Two images of a researcher in lab coats and safety goggles working with complex scientific equipment. In the first image, a researcher adjusts controls on a panel while others observe. In the second image, the same researcher interacts with a large, metallic vacuum chamber, closely examining the device.

5. Discovered new materials for solar-driven CO2 conversion to fuels and chemicals

Photoelectrochemical devices for solar fuels applications rely on the reactions occurring on semiconductor surfaces under illumination. However, many otherwise promising semiconductors are not conducive for the desired CO2 reduction chemistry due to underperformance in chemical stability and selectivity. Recent work by Joel Ager and his research team discovered two ways to overcome these challenges. First, they showed that an appropriately chosen metal oxide film can both protect the semiconductor from corrosion while allowing electrons to flow to a catalyst, allowing for solar-driven synthesis of ethylene from CO2.

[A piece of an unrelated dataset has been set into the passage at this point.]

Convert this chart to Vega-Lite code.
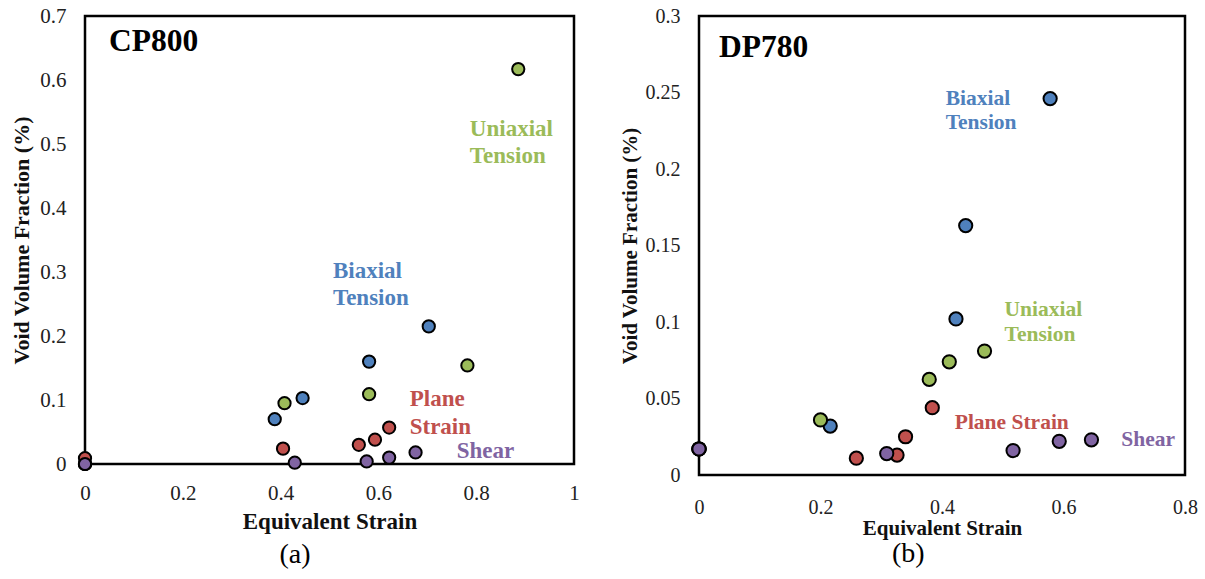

Next, his team showed that Cu(InGa)S2 or CIGS - a material used in the photovoltaic industry, but previously overlooked for solar fuels - can convert CO2 to chemicals like carbon monoxide and formic acid all by itself, without any need for protective coatings or co-catalysts. This work was in collaboration with teams from imec Belgium and the Advanced Light Source at Berkeley Lab. These breakthroughs point to the vast potential of solar-driven CO2 conversion and open new research avenues for exploration.

This work was supported by the DOE Office of Science.